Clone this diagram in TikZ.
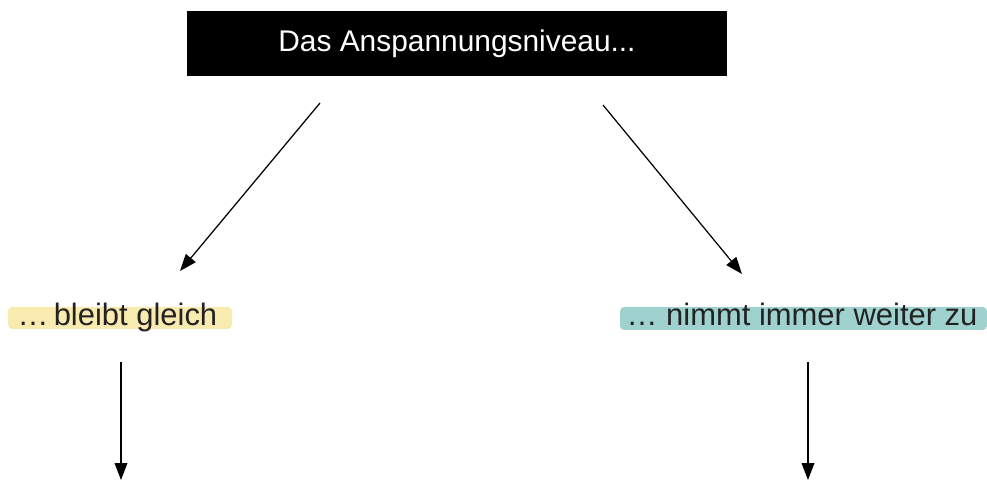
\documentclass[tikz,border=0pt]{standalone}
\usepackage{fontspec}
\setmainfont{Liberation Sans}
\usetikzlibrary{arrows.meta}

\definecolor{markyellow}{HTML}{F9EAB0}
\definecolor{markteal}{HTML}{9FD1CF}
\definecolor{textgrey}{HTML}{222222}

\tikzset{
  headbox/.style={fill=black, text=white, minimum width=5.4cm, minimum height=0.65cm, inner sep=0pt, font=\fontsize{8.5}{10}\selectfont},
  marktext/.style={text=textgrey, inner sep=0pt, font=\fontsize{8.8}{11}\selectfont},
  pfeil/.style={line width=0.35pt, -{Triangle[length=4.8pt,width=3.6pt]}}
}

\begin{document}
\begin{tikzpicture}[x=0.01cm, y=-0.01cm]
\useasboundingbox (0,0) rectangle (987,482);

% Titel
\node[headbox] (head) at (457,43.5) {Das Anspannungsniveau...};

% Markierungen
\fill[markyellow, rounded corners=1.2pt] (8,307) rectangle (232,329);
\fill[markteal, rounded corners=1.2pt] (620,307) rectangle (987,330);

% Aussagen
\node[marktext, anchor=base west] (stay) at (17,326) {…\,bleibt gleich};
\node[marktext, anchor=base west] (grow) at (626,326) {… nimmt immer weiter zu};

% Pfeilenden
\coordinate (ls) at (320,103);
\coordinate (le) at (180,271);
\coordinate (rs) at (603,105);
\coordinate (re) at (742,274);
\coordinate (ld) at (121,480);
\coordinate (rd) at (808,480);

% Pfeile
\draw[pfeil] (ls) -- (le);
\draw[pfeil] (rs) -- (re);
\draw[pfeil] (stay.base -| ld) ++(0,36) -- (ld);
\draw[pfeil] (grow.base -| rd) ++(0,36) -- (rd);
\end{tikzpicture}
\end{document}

Instructions for the task – All of the data above should be quoted exactly, except for the pictures.

Reply to the exercise –
Clone this diagram in TikZ.
\documentclass[tikz,border=0pt]{standalone}
\usepackage{fontspec}
\setmainfont{Liberation Sans}
\usetikzlibrary{arrows.meta}

\definecolor{markyellow}{HTML}{F9EAB0}
\definecolor{markteal}{HTML}{9FD1CF}
\definecolor{textgrey}{HTML}{222222}

\tikzset{
  headbox/.style={fill=black, text=white, minimum width=5.4cm, minimum height=0.65cm, inner sep=0pt, font=\fontsize{8.5}{10}\selectfont},
  marktext/.style={text=textgrey, inner sep=0pt, font=\fontsize{8.8}{11}\selectfont},
  pfeil/.style={line width=0.35pt, -{Triangle[length=4.8pt,width=3.6pt]}}
}

\begin{document}
\begin{tikzpicture}[x=0.01cm, y=-0.01cm]
\useasboundingbox (0,0) rectangle (987,482);

% Titel
\node[headbox] (head) at (457,43.5) {Das Anspannungsniveau...};

% Markierungen
\fill[markyellow, rounded corners=1.2pt] (8,307) rectangle (232,329);
\fill[markteal, rounded corners=1.2pt] (620,307) rectangle (987,330);

% Aussagen
\node[marktext, anchor=base west] (stay) at (17,326) {…\,bleibt gleich};
\node[marktext, anchor=base west] (grow) at (626,326) {… nimmt immer weiter zu};

% Pfeilenden
\coordinate (ls) at (320,103);
\coordinate (le) at (180,271);
\coordinate (rs) at (603,105);
\coordinate (re) at (742,274);
\coordinate (ld) at (121,480);
\coordinate (rd) at (808,480);

% Pfeile
\draw[pfeil] (ls) -- (le);
\draw[pfeil] (rs) -- (re);
\draw[pfeil] (stay.base -| ld) ++(0,36) -- (ld);
\draw[pfeil] (grow.base -| rd) ++(0,36) -- (rd);
\end{tikzpicture}
\end{document}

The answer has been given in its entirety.